Да. Эту войну мы проиграли, фашистам удалось нас обмануть, быть может, для того, чтобы потом еще раз одержать над нами верх и опять победить. Элена решила последовать за мной. Сейчас я полностью уверен: это была ошибка. Никогда еще не совершалось такой грандиозной ошибки.
Я должен был все рассказать родителям Элены, попросить у них прощения и добиться того, чтобы они разрешили ей уйти со мной.
«Они тебя отпустят, не бойся, они тебя не обидят», — твердил я ей. Что я буду рядом. Что пусть лучше убьют меня. Что пусть лучше я умру. Мы так много говорили о смерти, чтобы только выжить. Боже, как мы ошибались! Не стоило отправляться в дальний, бесконечный путь. Она была уже на восьмом месяце. Ребенок погибнет, а я паду в горных лугах, укрытых снегом. Потом, когда снега сойдут, сквозь пустые глазницы прорастут цветы, одним видом своим они станут вечным укором и проклятием тому, кто выбрал смерть взамен поэзии.
Мигель[12], твое пророчество исполнится!
Где ты теперь, Мигель? Отчего ты не утешишь меня? Я бы все отдал, подарил бы тебе любую вечность, лишь бы слышать журчание твоих стихов, твое строгое и уверенное слово, твои дружеские советы. Быть может, это боль сотворила из меня поэта. Мигель, наверное, ты уже не обязан выказывать снисходительное дружелюбие и терпимость, укрывать меня ими. Помнишь, ты меня называл пролетарским стрельцом? Элена любила тебя и будет любить вечно, даже теперь, когда ее уже нет.
Думала ли Элена, пытаясь разрешиться от бремени, вынимая младенца из плотно окутавшей его плаценты, наматывая на мой сапог и пережимая каблуком пуповину, что так, с самого первого мига, с первой минуты рождения нового человека, мы, униженные и раздавленные победителями, тем самым готовим будущий неизбежный реванш?
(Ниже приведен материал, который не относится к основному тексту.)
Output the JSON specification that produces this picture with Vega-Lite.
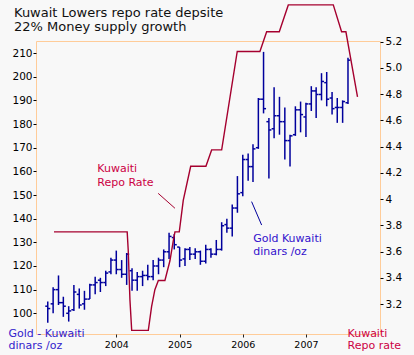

Прежде всего, думаю, она не желала, чтобы сын ее был человеком, потерпевшим поражение. А я не желал обрести сына, рожденного во время бегства. А мой сын не желал обрести жизнь ценою смерти. Не так ли?
Если бы Господь, как мне внушали, был хорошим и добрым, Он бы позволял выбирать и менять прошлое. Но ни Элена, ни ее сын уже никогда не смогут вернуться домой. Господь позволил нам лишь дойти до этой горной хижины, чтобы обрести в ней вечный покой, и она стала нам усыпальницей.
Ночь принесла забытье, уснул, сидя за столом. Разбудил меня плач младенца. Сегодня уже не столь настойчивый, но все еще громкий. Его вчерашнее неистовство породило во мне безразличие, а сегодняшние жалобные стоны — болезненное страдание и горечь. Не знаю, от чего произошли во мне подобные изменения, то ли еще не отошел я от беспокойного дремотного забытья, то ли дает о себе знать промозглый холод, то ли силы покидают меня по прошествии трех дней, проведенных без еды и питья. Но вдруг, абсолютно неожиданно, я решился дать младенцу пососать ватный тампон, смоченный в разбавленном молоке. Поначалу ребенок еще сомневался, продолжать ли борьбу за жизнь или все-таки подчиниться моему намерению, а потом понемногу, осторожно принялся сосать влажный тампон. Срыгнул, немного перевел дыхание и опять с жадностью набросился на еду. Жажда жизни во что бы то ни стало пыталась взять верх.